EXERCISE OBJECTIVE
Carry none of the pictures over; write out the complete data exactly.

--- Begin RECORDED INFORMATION ---

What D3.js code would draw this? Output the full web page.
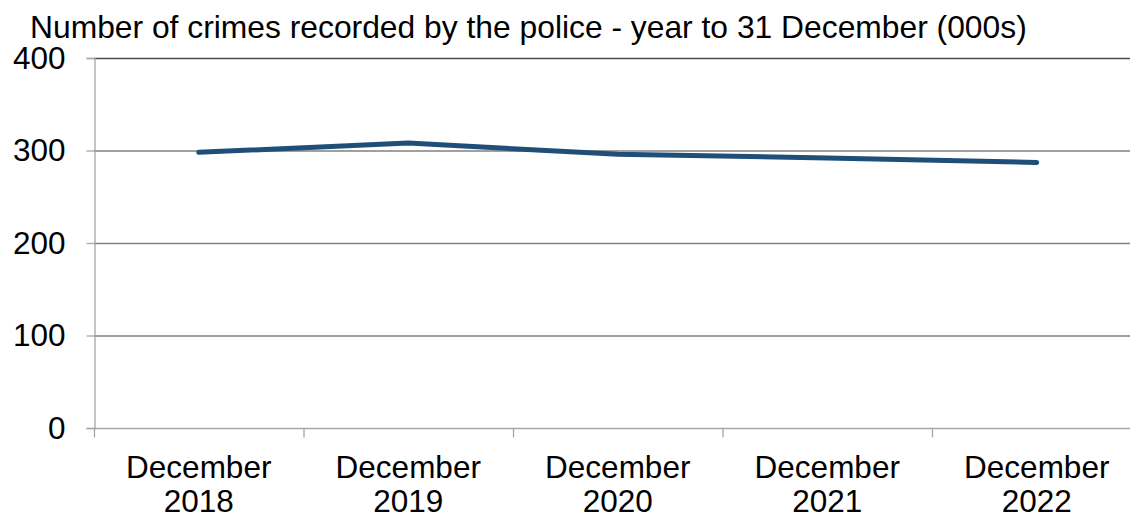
<!DOCTYPE html>
<html>
<head>
<meta charset="utf-8">
<script src="https://cdn.jsdelivr.net/npm/d3@7"></script>
<style>
  html, body { margin: 0; padding: 0; background: #fff; overflow: hidden; }
  svg { display: block; font-family: "Liberation Sans", Arial, sans-serif; }
</style>
</head>
<body>
<div id="chart"></div>
<script>
// recorded crime, year to 31 December (thousands)
const categories = ['December 2018', 'December 2019', 'December 2020', 'December 2021', 'December 2022'];
const crimes = [298, 308, 296, 292, 287];
const yTicks = [0, 100, 200, 300, 400];
const title = 'Number of crimes recorded by the police - year to 31 December (000s)';

const W = 1130, H = 514;
const margin = { top: 58, left: 94, bottom: 86 };
const plotH = H - margin.top - margin.bottom;   // 370
const band = 209.5;
const fontSize = '31.5px';

const svg = d3.select('#chart')
  .append('svg')
  .attr('width', W)
  .attr('height', H);

const x = d3.scaleBand()
  .domain(categories)
  .range([margin.left, margin.left + band * categories.length]);

const y = d3.scaleLinear()
  .domain([0, 400])
  .range([margin.top + plotH, margin.top]);

// gridlines
svg.append('g')
  .selectAll('line')
  .data(yTicks.filter(d => d > 0))
  .join('line')
  .attr('x1', margin.left)
  .attr('x2', W)
  .attr('y1', d => y(d) + 0.5)
  .attr('y2', d => y(d) + 0.5)
  .attr('stroke', d => d === 400 ? '#4a4a4a' : '#808080')
  .attr('stroke-width', 1.3);

// y axis
const yAxis = svg.append('g')
  .attr('transform', `translate(${margin.left + 0.5},0)`)
  .call(d3.axisLeft(y).tickValues(yTicks).tickSize(8).tickPadding(21));
yAxis.select('.domain').attr('stroke', '#a6a6a6').attr('stroke-width', 1.3);
yAxis.selectAll('line').attr('stroke', '#a6a6a6').attr('stroke-width', 1.3);
yAxis.selectAll('text')
  .attr('fill', '#000')
  .attr('font-size', fontSize)
  .attr('font-family', '"Liberation Sans", Arial, sans-serif');

// x axis (ticks at category boundaries)
const xAxisG = svg.append('g')
  .attr('transform', `translate(0,${y(0) + 0.5})`);
xAxisG.append('line')
  .attr('x1', margin.left).attr('x2', W)
  .attr('stroke', '#a6a6a6').attr('stroke-width', 1.3);
xAxisG.selectAll('.tick')
  .data(categories)
  .join('line')
  .attr('class', 'tick')
  .attr('x1', d => x(d) + 0.5)
  .attr('x2', d => x(d) + 0.5)
  .attr('y1', 0)
  .attr('y2', 9)
  .attr('stroke', '#a6a6a6')
  .attr('stroke-width', 1.3);

const labels = xAxisG.selectAll('.lbl')
  .data(categories)
  .join('text')
  .attr('class', 'lbl')
  .attr('text-anchor', 'middle')
  .attr('font-size', fontSize)
  .attr('fill', '#000');
labels.each(function(d) {
  const parts = d.split(' ');
  const t = d3.select(this);
  const cx = x(d) + x.bandwidth() / 2;
  t.append('tspan').attr('x', cx).attr('y', 49).text(parts[0]);
  t.append('tspan').attr('x', cx).attr('y', 83).text(parts[1]);
});

// series line
const line = d3.line()
  .x((d, i) => x(categories[i]) + x.bandwidth() / 2)
  .y(d => y(d));

svg.append('path')
  .datum(crimes)
  .attr('d', line)
  .attr('fill', 'none')
  .attr('stroke', '#1f4e79')
  .attr('stroke-width', 5)
  .attr('stroke-linecap', 'round')
  .attr('stroke-linejoin', 'round');

// title
svg.append('text')
  .attr('x', 30)
  .attr('y', 38)
  .attr('font-size', '31.8px')
  .attr('fill', '#000')
  .text(title);
</script>
</body>
</html>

--- End RECORDED INFORMATION ---

EXERCISE SOLUTION
What D3.js code would draw this? Output the full web page.
<!DOCTYPE html>
<html>
<head>
<meta charset="utf-8">
<script src="https://cdn.jsdelivr.net/npm/d3@7"></script>
<style>
  html, body { margin: 0; padding: 0; background: #fff; overflow: hidden; }
  svg { display: block; font-family: "Liberation Sans", Arial, sans-serif; }
</style>
</head>
<body>
<div id="chart"></div>
<script>
// recorded crime, year to 31 December (thousands)
const categories = ['December 2018', 'December 2019', 'December 2020', 'December 2021', 'December 2022'];
const crimes = [298, 308, 296, 292, 287];
const yTicks = [0, 100, 200, 300, 400];
const title = 'Number of crimes recorded by the police - year to 31 December (000s)';

const W = 1130, H = 514;
const margin = { top: 58, left: 94, bottom: 86 };
const plotH = H - margin.top - margin.bottom;   // 370
const band = 209.5;
const fontSize = '31.5px';

const svg = d3.select('#chart')
  .append('svg')
  .attr('width', W)
  .attr('height', H);

const x = d3.scaleBand()
  .domain(categories)
  .range([margin.left, margin.left + band * categories.length]);

const y = d3.scaleLinear()
  .domain([0, 400])
  .range([margin.top + plotH, margin.top]);

// gridlines
svg.append('g')
  .selectAll('line')
  .data(yTicks.filter(d => d > 0))
  .join('line')
  .attr('x1', margin.left)
  .attr('x2', W)
  .attr('y1', d => y(d) + 0.5)
  .attr('y2', d => y(d) + 0.5)
  .attr('stroke', d => d === 400 ? '#4a4a4a' : '#808080')
  .attr('stroke-width', 1.3);

// y axis
const yAxis = svg.append('g')
  .attr('transform', `translate(${margin.left + 0.5},0)`)
  .call(d3.axisLeft(y).tickValues(yTicks).tickSize(8).tickPadding(21));
yAxis.select('.domain').attr('stroke', '#a6a6a6').attr('stroke-width', 1.3);
yAxis.selectAll('line').attr('stroke', '#a6a6a6').attr('stroke-width', 1.3);
yAxis.selectAll('text')
  .attr('fill', '#000')
  .attr('font-size', fontSize)
  .attr('font-family', '"Liberation Sans", Arial, sans-serif');

// x axis (ticks at category boundaries)
const xAxisG = svg.append('g')
  .attr('transform', `translate(0,${y(0) + 0.5})`);
xAxisG.append('line')
  .attr('x1', margin.left).attr('x2', W)
  .attr('stroke', '#a6a6a6').attr('stroke-width', 1.3);
xAxisG.selectAll('.tick')
  .data(categories)
  .join('line')
  .attr('class', 'tick')
  .attr('x1', d => x(d) + 0.5)
  .attr('x2', d => x(d) + 0.5)
  .attr('y1', 0)
  .attr('y2', 9)
  .attr('stroke', '#a6a6a6')
  .attr('stroke-width', 1.3);

const labels = xAxisG.selectAll('.lbl')
  .data(categories)
  .join('text')
  .attr('class', 'lbl')
  .attr('text-anchor', 'middle')
  .attr('font-size', fontSize)
  .attr('fill', '#000');
labels.each(function(d) {
  const parts = d.split(' ');
  const t = d3.select(this);
  const cx = x(d) + x.bandwidth() / 2;
  t.append('tspan').attr('x', cx).attr('y', 49).text(parts[0]);
  t.append('tspan').attr('x', cx).attr('y', 83).text(parts[1]);
});

// series line
const line = d3.line()
  .x((d, i) => x(categories[i]) + x.bandwidth() / 2)
  .y(d => y(d));

svg.append('path')
  .datum(crimes)
  .attr('d', line)
  .attr('fill', 'none')
  .attr('stroke', '#1f4e79')
  .attr('stroke-width', 5)
  .attr('stroke-linecap', 'round')
  .attr('stroke-linejoin', 'round');

// title
svg.append('text')
  .attr('x', 30)
  .attr('y', 38)
  .attr('font-size', '31.8px')
  .attr('fill', '#000')
  .text(title);
</script>
</body>
</html>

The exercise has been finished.